An adult with awareness doesn’t have to stuff their feelings, nor do they need to act out.  They have a choice. They don’t posture and they don’t collapse. An adult willing to grow, takes a break, feels everything fully, and then gets back in relationship with the person who they are feeling hurt by.

Just because we were robbed the opportunity to feel as a kid, doesn’t mean that we need to continue robbing ourselves from our emotional life as an adult. We have choices now we didn’t have back then.

If the external claim is that we say “I am an adult,” but the behavior is that we behave like a child in any situation, we are incongruent and this will have an impact on those around us.

Let’s just be honest. Let’s take responsibility that we sometimes act like a child and then let’s re-commit to doing what we need to do to grow ourselves up over time.

How to grow yourself up

  • Be open to the possibility that a little version of you lives inside of you
  • Take full responsibility for what is going on with you
  • Take note of this dynamic in your own life.

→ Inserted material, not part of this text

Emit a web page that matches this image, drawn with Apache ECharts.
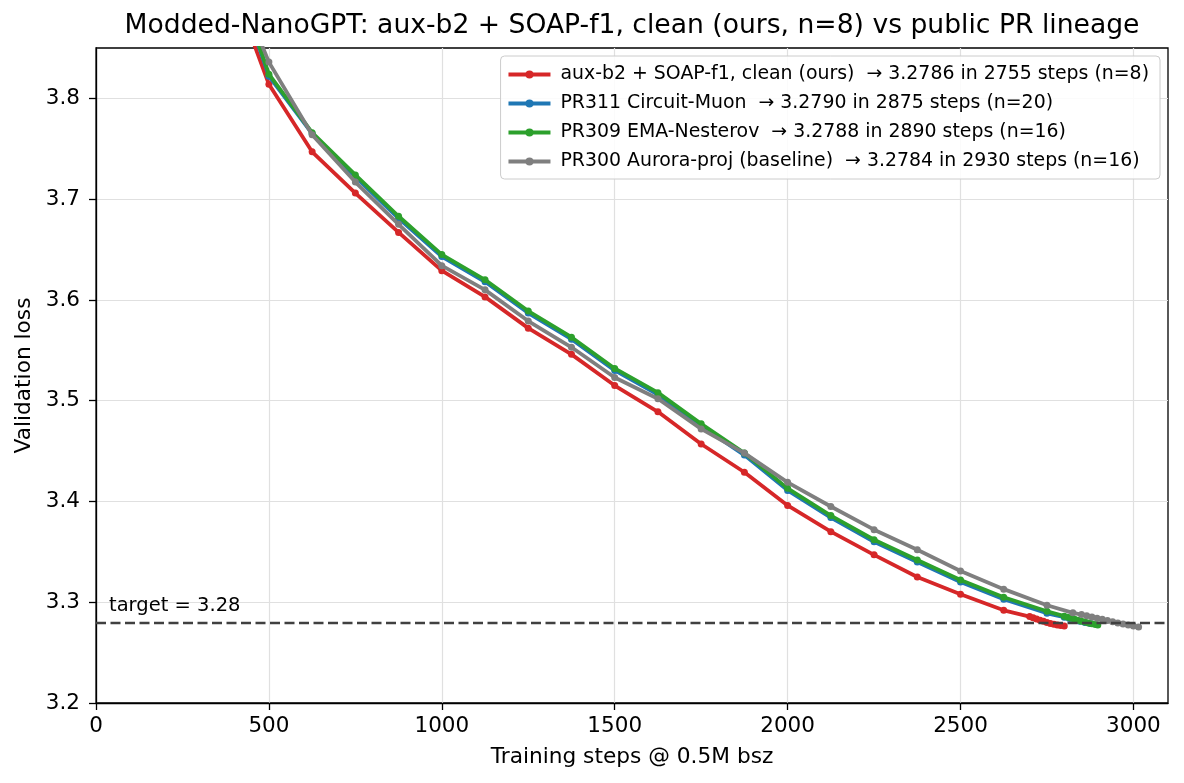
<!DOCTYPE html>
<html>
<head>
<meta charset="utf-8">
<script src="https://cdn.jsdelivr.net/npm/echarts@6/dist/echarts.min.js"></script>
<style>
html,body{margin:0;padding:0;background:#fff;}
#chart{width:1184px;height:783px;}
</style>
</head>
<body>
<div id="chart"></div>
<script>
// ---- data ----
const xTicks = [0, 500, 1000, 1500, 2000, 2500, 3000];
const yTicks = [3.2, 3.3, 3.4, 3.5, 3.6, 3.7, 3.8];
const targetLoss = 3.28;

const seriesNames = [
  'aux-b2 + SOAP-f1, clean (ours)  \u2192 3.2786 in 2755 steps (n=8)',
  'PR311 Circuit-Muon  \u2192 3.2790 in 2875 steps (n=20)',
  'PR309 EMA-Nesterov  \u2192 3.2788 in 2890 steps (n=16)',
  'PR300 Aurora-proj (baseline)  \u2192 3.2784 in 2930 steps (n=16)'
];

const redSteps = [375, 500, 625, 750, 875, 1000, 1125, 1250, 1375, 1500, 1625, 1750, 1875, 2000, 2125, 2250, 2375, 2500, 2625,
  2700, 2710, 2720, 2730, 2740, 2750, 2760, 2770, 2780, 2790, 2800];
const redLoss = [3.930, 3.814, 3.747, 3.706, 3.667, 3.629, 3.603, 3.572, 3.546, 3.515, 3.489, 3.457, 3.429, 3.396, 3.370, 3.347, 3.325, 3.308, 3.292,
  3.2858, 3.2846, 3.2834, 3.2822, 3.2811, 3.2800, 3.2790, 3.2782, 3.2775, 3.2769, 3.2764];

const blueSteps = [375, 500, 625, 750, 875, 1000, 1125, 1250, 1375, 1500, 1625, 1750, 1875, 2000, 2125, 2250, 2375, 2500, 2625, 2750,
  2800, 2815, 2830, 2845, 2860, 2875];
const blueLoss = [3.948, 3.822, 3.765, 3.722, 3.681, 3.643, 3.618, 3.587, 3.561, 3.530, 3.506, 3.475, 3.446, 3.411, 3.384, 3.360, 3.340, 3.320, 3.303, 3.289,
  3.2852, 3.2838, 3.2824, 3.2811, 3.2799, 3.2788];

const greenSteps = [375, 500, 625, 750, 875, 1000, 1125, 1250, 1375, 1500, 1625, 1750, 1875, 2000, 2125, 2250, 2375, 2500, 2625, 2750,
  2800, 2810, 2820, 2830, 2840, 2850, 2860, 2870, 2880, 2890, 2897];
const greenLoss = [3.950, 3.824, 3.766, 3.724, 3.683, 3.645, 3.620, 3.589, 3.563, 3.532, 3.508, 3.477, 3.448, 3.413, 3.386, 3.362, 3.342, 3.322, 3.305, 3.291,
  3.2862, 3.2851, 3.2841, 3.2831, 3.2821, 3.2812, 3.2803, 3.2794, 3.2786, 3.2779, 3.2774];

const graySteps = [375, 500, 625, 750, 875, 1000, 1125, 1250, 1375, 1500, 1625, 1750, 1875, 2000, 2125, 2250, 2375, 2500, 2625, 2750,
  2825, 2850, 2865, 2880, 2895, 2910, 2925, 2940, 2955, 2970, 2985, 3000, 3015];
const grayLoss = [3.940, 3.836, 3.764, 3.717, 3.675, 3.634, 3.610, 3.579, 3.553, 3.523, 3.502, 3.472, 3.448, 3.419, 3.395, 3.372, 3.352, 3.331, 3.313, 3.297,
  3.2895, 3.2878, 3.2866, 3.2854, 3.2842, 3.2830, 3.2818, 3.2806, 3.2795, 3.2784, 3.2773, 3.2763, 3.2754];

const colors = ['#d62728', '#1f77b4', '#2ca02c', '#7f7f7f'];

// ---- build ----
function pairs(xs, ys) { return xs.map((x, i) => [x, ys[i]]); }
const allData = [pairs(redSteps, redLoss), pairs(blueSteps, blueLoss), pairs(greenSteps, greenLoss), pairs(graySteps, grayLoss)];

const FONT = 'DejaVu Sans';
const chart = echarts.init(document.getElementById('chart'), null, {renderer: 'canvas'});

const series = allData.map((d, i) => ({
  name: seriesNames[i],
  type: 'line',
  data: d,
  symbol: 'circle',
  symbolSize: 7,
  showAllSymbol: true,
  clip: true,
  lineStyle: {color: colors[i], width: 3.8},
  itemStyle: {color: colors[i]},
  emphasis: {disabled: true},
  z: 2 + i
}));

series.push({
  name: 'target',
  type: 'line',
  data: [],
  z: 20,
  markLine: {
    silent: true,
    symbol: ['none', 'none'],
    z: 20,
    lineStyle: {color: '#404040', type: [10, 4.5], width: 2.4},
    label: {
      show: true,
      position: 'insideStartTop',
      formatter: 'target = ' + targetLoss.toFixed(2),
      fontFamily: FONT,
      fontSize: 19.5,
      color: '#000',
      distance: [13, 6]
    },
    data: [{yAxis: targetLoss}]
  }
});

chart.setOption({
  animation: false,
  backgroundColor: '#fff',
  textStyle: {fontFamily: FONT},
  title: {
    text: 'Modded-NanoGPT: aux-b2 + SOAP-f1, clean (ours, n=8) vs public PR lineage',
    left: 632,
    textAlign: 'center',
    top: 13,
    padding: 0,
    textStyle: {fontFamily: FONT, fontSize: 26.6, fontWeight: 'normal', color: '#000'}
  },
  legend: {
    data: seriesNames,
    orient: 'vertical',
    right: 24,
    top: 56,
    padding: [9, 11, 8, 6],
    itemWidth: 42,
    itemHeight: 10,
    itemGap: 10,
    lineStyle: {width: 3.8},
    backgroundColor: 'rgba(255,255,255,0.85)',
    borderColor: '#cccccc',
    borderWidth: 1,
    borderRadius: 4,
    selectedMode: false,
    textStyle: {fontFamily: FONT, fontSize: 18.9, color: '#000', padding: [0, 0, 0, 5]}
  },
  grid: {
    left: 96, right: 16, top: 48, bottom: 80,
    show: true, borderColor: '#000', borderWidth: 1.3,
    containLabel: false
  },
  xAxis: {
    type: 'value',
    min: 0, max: 3100, interval: 500,
    name: 'Training steps @ 0.5M bsz',
    nameLocation: 'middle',
    nameGap: 43,
    nameTextStyle: {fontFamily: FONT, fontSize: 21.7, color: '#000'},
    axisLine: {show: true, lineStyle: {color: '#000', width: 1.3}},
    axisTick: {show: true, length: 7, lineStyle: {color: '#000', width: 1.3}, customValues: xTicks},
    axisLabel: {fontFamily: FONT, fontSize: 21.5, color: '#000', margin: 12, customValues: xTicks,
      formatter: v => String(v)},
    splitLine: {show: true, lineStyle: {color: '#e0e0e0', width: 1.2}}
  },
  yAxis: {
    type: 'value',
    min: 3.2, max: 3.85, interval: 0.1,
    name: 'Validation loss',
    nameLocation: 'middle',
    nameGap: 58,
    nameTextStyle: {fontFamily: FONT, fontSize: 21.7, color: '#000'},
    axisLine: {show: true, lineStyle: {color: '#000', width: 1.3}},
    axisTick: {show: true, length: 7, lineStyle: {color: '#000', width: 1.3}, customValues: yTicks},
    axisLabel: {fontFamily: FONT, fontSize: 21.5, color: '#000', margin: 16, customValues: yTicks,
      formatter: v => Number(v).toFixed(1)},
    splitLine: {show: true, lineStyle: {color: '#e0e0e0', width: 1.2}}
  },
  series: series
});
</script>
</body>
</html>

Start noticing in what situations you act like a child
  • Feel your Feelings fully. When you feel like you are 5 years old and shameful, feel it completely
  • Go to therapy or counseling to get more tools to grow yourself up
  • Be an amazing parent to your inner child. Shaming him or her into oblivion does not work
  • Stop asking or expecting your partner to parent the little boy in you. Yuch
  • Join a relationship practice group or start one to get quality support
  • Stay engaged in your own personal development

Remember, it is likely that we will continue to react in life and even regress into child-like behavior. However, they key is HOW we respond.

With practice, we can gain more and more mastery with the little one in us so we can parent him or her when need be. Why? So that the adult in you is captain of the ship, not the child.

If you want additional reading on this, a great book is “Growing Yourself Back Up” by John Lee.

3 Comments

  • DKF

    Reply Reply September 28, 2009

    This is great, J. I can definitely see a few areas of my life that I act like a little bratty kid and shut down – this was a tough article for me to read, as it brought a few of these areas to light. So, now I’ve got work to do.

    Thanks for all you do, Jayson!

  • Joshua G

    Reply Reply October 1, 2009

    Good stuff….I certainly am seeing more and more how triggers from my experience with my father growing up generate a projection on to men today. I believe this book mentioned will be useful…already ordered it. :O)

  • Mia

    Reply Reply March 12, 2017

    Thanks so much for this insight! It’s really beneficial for me at this point in my life where I feel like I’ve been acting like a little girl in many instances (and know I shouldn’t have done certain things on hindsight. It’s always been reactive mode and I like how you suggest reparenting our inner child and reframe our perspective to a more active and proactive one where I am in control of my choices. My grownup choices.